Tom Knutson and Phan Datthuyawat have been together for 20 years and got married in 2008, but Datthuyawat, from Thailand, hasn’t been able to visit his ailing 84-year-old mother because he can’t leave the country and return legally without a green card, according to The Sacramento Bee.
On Oct. 15, however, a United States Customs and Immigrations Service official approved giving Datthuyawat a green card, making him and Knutson one of the first binational gay couples to have their marriage recognized by federal government officials. Officials denied Datthuyawat’s petition for a green card in January.
When the U.S. Supreme Court struck down the Defense of Marriage Act on June 26, foreign-born gay and lesbian partners of American citizens had legal ground to petition for a green card. The fear of deportation is justifiable for immigrant same-sex couples who don’t have their papers. The Sacramento Bee reported Luxembourger Pascale Fusshoeller was ordered to be deported after a traffic stop earlier this month and is battling to stay in the U.S. with her American-born wife.

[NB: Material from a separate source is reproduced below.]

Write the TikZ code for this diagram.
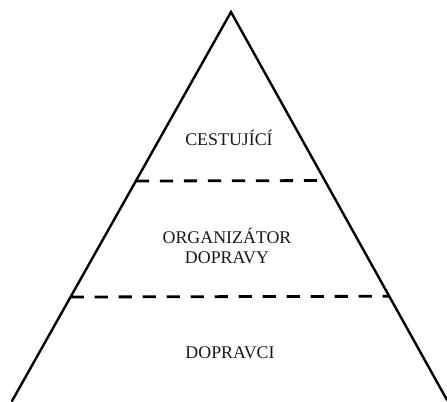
\documentclass[tikz,border=0pt]{standalone}
\usepackage{fontspec}
\setmainfont{Liberation Serif}
\usetikzlibrary{calc}
\begin{document}
\begin{tikzpicture}[x=0.75pt,y=-0.75pt,
  side/.style={line width=1.8pt,line cap=round,line join=miter},
  level/.style={line width=2.1pt,dash pattern=on 10pt off 8pt},
  lbl/.style={font=\fontsize{13.4pt}{15pt}\selectfont,align=center,inner sep=0pt,text=black!90}]
\useasboundingbox[fill=white] (0,0) rectangle (447,401);
\coordinate (apex) at (231,12);
\coordinate (bl) at (12,401);
\coordinate (br) at (447,400);
\draw[side] (bl) -- (apex) -- (br);
\coordinate (l1) at ($(apex)!0.4344!(bl)$);
\coordinate (r1) at ($(apex)!0.4344!(br)$);
\coordinate (l2) at ($(apex)!0.7326!(bl)$);
\coordinate (r2) at ($(apex)!0.7326!(br)$);
\draw[level] (l1) -- (r1);
\draw[level] (l2) -- (r2);
\node[lbl] (top) at (229,137.5) {CESTUJÍCÍ};
\node[lbl] (mid) at (227,246) {ORGANIZÁTOR\\DOPRAVY};
\node[lbl] (bot) at (230,353) {DOPRAVCI};
\end{tikzpicture}
\end{document}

The USCIS said it is now processing same-sex marriages the same way as opposite-sex unions and does not differentiate by orientation. However, length of marriage remains a factor. If a couple has been married for less than two years, the government will subject them to more scrutiny to ensure there is no marriage fraud. That can work against same-sex couples who could not marry legally or were reluctant to come forward and publicize the nature of their unions.